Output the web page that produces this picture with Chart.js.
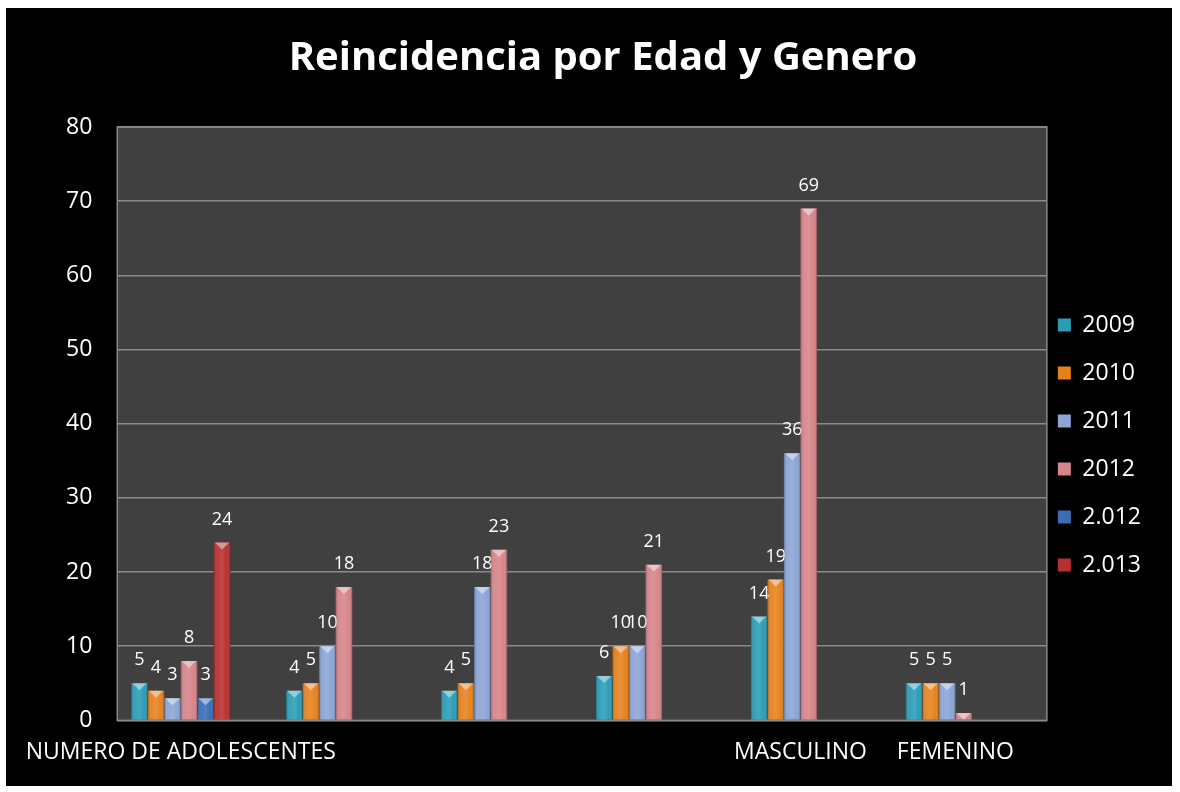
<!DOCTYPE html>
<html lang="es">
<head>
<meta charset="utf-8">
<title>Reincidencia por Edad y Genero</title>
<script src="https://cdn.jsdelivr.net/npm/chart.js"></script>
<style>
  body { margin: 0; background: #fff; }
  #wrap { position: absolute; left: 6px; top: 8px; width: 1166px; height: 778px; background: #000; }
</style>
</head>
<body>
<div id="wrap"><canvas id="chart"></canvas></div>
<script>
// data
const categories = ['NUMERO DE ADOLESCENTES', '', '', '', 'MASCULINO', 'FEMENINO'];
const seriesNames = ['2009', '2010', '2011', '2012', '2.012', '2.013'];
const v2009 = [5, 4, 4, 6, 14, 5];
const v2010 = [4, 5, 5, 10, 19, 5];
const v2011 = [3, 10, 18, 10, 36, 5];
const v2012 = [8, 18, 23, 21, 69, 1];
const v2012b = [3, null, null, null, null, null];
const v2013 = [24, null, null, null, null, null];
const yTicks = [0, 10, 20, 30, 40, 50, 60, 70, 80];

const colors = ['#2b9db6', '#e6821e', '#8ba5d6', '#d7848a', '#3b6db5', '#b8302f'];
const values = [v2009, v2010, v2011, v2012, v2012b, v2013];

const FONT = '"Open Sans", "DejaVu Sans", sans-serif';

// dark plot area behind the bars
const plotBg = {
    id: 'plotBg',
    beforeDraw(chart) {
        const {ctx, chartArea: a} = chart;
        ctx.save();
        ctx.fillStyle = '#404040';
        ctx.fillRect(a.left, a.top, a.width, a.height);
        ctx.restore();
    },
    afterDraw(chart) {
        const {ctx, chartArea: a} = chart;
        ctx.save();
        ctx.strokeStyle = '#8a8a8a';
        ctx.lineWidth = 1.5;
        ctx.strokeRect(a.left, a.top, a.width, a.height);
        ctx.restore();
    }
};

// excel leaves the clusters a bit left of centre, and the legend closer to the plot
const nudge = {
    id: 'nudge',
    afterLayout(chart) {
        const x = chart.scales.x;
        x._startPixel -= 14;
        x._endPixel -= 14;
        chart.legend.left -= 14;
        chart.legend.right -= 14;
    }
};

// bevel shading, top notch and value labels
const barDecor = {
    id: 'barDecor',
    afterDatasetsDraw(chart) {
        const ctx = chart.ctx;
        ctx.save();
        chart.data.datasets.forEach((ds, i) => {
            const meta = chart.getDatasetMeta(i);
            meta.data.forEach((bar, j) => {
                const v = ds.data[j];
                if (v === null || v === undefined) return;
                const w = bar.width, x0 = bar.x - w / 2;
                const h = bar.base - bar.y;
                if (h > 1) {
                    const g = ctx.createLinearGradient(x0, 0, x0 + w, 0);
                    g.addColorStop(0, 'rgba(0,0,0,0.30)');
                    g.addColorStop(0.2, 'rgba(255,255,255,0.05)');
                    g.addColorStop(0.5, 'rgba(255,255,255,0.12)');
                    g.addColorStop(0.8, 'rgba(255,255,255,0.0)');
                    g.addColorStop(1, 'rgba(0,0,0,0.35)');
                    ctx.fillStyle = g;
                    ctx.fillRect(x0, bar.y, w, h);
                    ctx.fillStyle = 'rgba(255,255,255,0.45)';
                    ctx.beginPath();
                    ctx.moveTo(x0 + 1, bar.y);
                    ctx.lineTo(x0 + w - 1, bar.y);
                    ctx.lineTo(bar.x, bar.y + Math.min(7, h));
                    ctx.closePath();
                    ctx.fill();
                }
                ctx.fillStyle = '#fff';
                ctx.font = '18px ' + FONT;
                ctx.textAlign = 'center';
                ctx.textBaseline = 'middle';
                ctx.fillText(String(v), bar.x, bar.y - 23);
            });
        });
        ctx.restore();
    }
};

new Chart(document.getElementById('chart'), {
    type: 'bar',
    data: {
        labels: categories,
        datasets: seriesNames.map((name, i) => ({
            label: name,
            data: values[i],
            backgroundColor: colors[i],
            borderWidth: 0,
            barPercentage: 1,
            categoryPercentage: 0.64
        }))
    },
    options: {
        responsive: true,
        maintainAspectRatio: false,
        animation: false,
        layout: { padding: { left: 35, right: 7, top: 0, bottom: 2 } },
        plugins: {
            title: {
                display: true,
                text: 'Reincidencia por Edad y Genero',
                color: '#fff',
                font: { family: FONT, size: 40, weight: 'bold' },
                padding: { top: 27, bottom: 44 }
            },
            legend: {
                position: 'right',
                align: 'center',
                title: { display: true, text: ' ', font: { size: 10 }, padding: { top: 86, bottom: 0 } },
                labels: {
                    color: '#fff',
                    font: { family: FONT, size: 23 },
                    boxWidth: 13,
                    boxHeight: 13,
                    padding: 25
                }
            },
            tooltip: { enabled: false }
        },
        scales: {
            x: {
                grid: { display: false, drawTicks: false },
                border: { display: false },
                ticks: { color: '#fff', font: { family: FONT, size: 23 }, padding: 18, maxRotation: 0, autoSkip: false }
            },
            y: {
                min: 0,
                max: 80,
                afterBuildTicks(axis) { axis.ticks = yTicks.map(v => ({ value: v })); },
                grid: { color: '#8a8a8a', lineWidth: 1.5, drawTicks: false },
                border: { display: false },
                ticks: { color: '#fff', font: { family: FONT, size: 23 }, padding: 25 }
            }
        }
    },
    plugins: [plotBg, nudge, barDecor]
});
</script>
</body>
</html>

Written problem: All the lines above are to be given again exactly as they read, with the pictures removed.

Answer to the task:
Output the web page that produces this picture with Chart.js.
<!DOCTYPE html>
<html lang="es">
<head>
<meta charset="utf-8">
<title>Reincidencia por Edad y Genero</title>
<script src="https://cdn.jsdelivr.net/npm/chart.js"></script>
<style>
  body { margin: 0; background: #fff; }
  #wrap { position: absolute; left: 6px; top: 8px; width: 1166px; height: 778px; background: #000; }
</style>
</head>
<body>
<div id="wrap"><canvas id="chart"></canvas></div>
<script>
// data
const categories = ['NUMERO DE ADOLESCENTES', '', '', '', 'MASCULINO', 'FEMENINO'];
const seriesNames = ['2009', '2010', '2011', '2012', '2.012', '2.013'];
const v2009 = [5, 4, 4, 6, 14, 5];
const v2010 = [4, 5, 5, 10, 19, 5];
const v2011 = [3, 10, 18, 10, 36, 5];
const v2012 = [8, 18, 23, 21, 69, 1];
const v2012b = [3, null, null, null, null, null];
const v2013 = [24, null, null, null, null, null];
const yTicks = [0, 10, 20, 30, 40, 50, 60, 70, 80];

const colors = ['#2b9db6', '#e6821e', '#8ba5d6', '#d7848a', '#3b6db5', '#b8302f'];
const values = [v2009, v2010, v2011, v2012, v2012b, v2013];

const FONT = '"Open Sans", "DejaVu Sans", sans-serif';

// dark plot area behind the bars
const plotBg = {
    id: 'plotBg',
    beforeDraw(chart) {
        const {ctx, chartArea: a} = chart;
        ctx.save();
        ctx.fillStyle = '#404040';
        ctx.fillRect(a.left, a.top, a.width, a.height);
        ctx.restore();
    },
    afterDraw(chart) {
        const {ctx, chartArea: a} = chart;
        ctx.save();
        ctx.strokeStyle = '#8a8a8a';
        ctx.lineWidth = 1.5;
        ctx.strokeRect(a.left, a.top, a.width, a.height);
        ctx.restore();
    }
};

// excel leaves the clusters a bit left of centre, and the legend closer to the plot
const nudge = {
    id: 'nudge',
    afterLayout(chart) {
        const x = chart.scales.x;
        x._startPixel -= 14;
        x._endPixel -= 14;
        chart.legend.left -= 14;
        chart.legend.right -= 14;
    }
};

// bevel shading, top notch and value labels
const barDecor = {
    id: 'barDecor',
    afterDatasetsDraw(chart) {
        const ctx = chart.ctx;
        ctx.save();
        chart.data.datasets.forEach((ds, i) => {
            const meta = chart.getDatasetMeta(i);
            meta.data.forEach((bar, j) => {
                const v = ds.data[j];
                if (v === null || v === undefined) return;
                const w = bar.width, x0 = bar.x - w / 2;
                const h = bar.base - bar.y;
                if (h > 1) {
                    const g = ctx.createLinearGradient(x0, 0, x0 + w, 0);
                    g.addColorStop(0, 'rgba(0,0,0,0.30)');
                    g.addColorStop(0.2, 'rgba(255,255,255,0.05)');
                    g.addColorStop(0.5, 'rgba(255,255,255,0.12)');
                    g.addColorStop(0.8, 'rgba(255,255,255,0.0)');
                    g.addColorStop(1, 'rgba(0,0,0,0.35)');
                    ctx.fillStyle = g;
                    ctx.fillRect(x0, bar.y, w, h);
                    ctx.fillStyle = 'rgba(255,255,255,0.45)';
                    ctx.beginPath();
                    ctx.moveTo(x0 + 1, bar.y);
                    ctx.lineTo(x0 + w - 1, bar.y);
                    ctx.lineTo(bar.x, bar.y + Math.min(7, h));
                    ctx.closePath();
                    ctx.fill();
                }
                ctx.fillStyle = '#fff';
                ctx.font = '18px ' + FONT;
                ctx.textAlign = 'center';
                ctx.textBaseline = 'middle';
                ctx.fillText(String(v), bar.x, bar.y - 23);
            });
        });
        ctx.restore();
    }
};

new Chart(document.getElementById('chart'), {
    type: 'bar',
    data: {
        labels: categories,
        datasets: seriesNames.map((name, i) => ({
            label: name,
            data: values[i],
            backgroundColor: colors[i],
            borderWidth: 0,
            barPercentage: 1,
            categoryPercentage: 0.64
        }))
    },
    options: {
        responsive: true,
        maintainAspectRatio: false,
        animation: false,
        layout: { padding: { left: 35, right: 7, top: 0, bottom: 2 } },
        plugins: {
            title: {
                display: true,
                text: 'Reincidencia por Edad y Genero',
                color: '#fff',
                font: { family: FONT, size: 40, weight: 'bold' },
                padding: { top: 27, bottom: 44 }
            },
            legend: {
                position: 'right',
                align: 'center',
                title: { display: true, text: ' ', font: { size: 10 }, padding: { top: 86, bottom: 0 } },
                labels: {
                    color: '#fff',
                    font: { family: FONT, size: 23 },
                    boxWidth: 13,
                    boxHeight: 13,
                    padding: 25
                }
            },
            tooltip: { enabled: false }
        },
        scales: {
            x: {
                grid: { display: false, drawTicks: false },
                border: { display: false },
                ticks: { color: '#fff', font: { family: FONT, size: 23 }, padding: 18, maxRotation: 0, autoSkip: false }
            },
            y: {
                min: 0,
                max: 80,
                afterBuildTicks(axis) { axis.ticks = yTicks.map(v => ({ value: v })); },
                grid: { color: '#8a8a8a', lineWidth: 1.5, drawTicks: false },
                border: { display: false },
                ticks: { color: '#fff', font: { family: FONT, size: 23 }, padding: 25 }
            }
        }
    },
    plugins: [plotBg, nudge, barDecor]
});
</script>
</body>
</html>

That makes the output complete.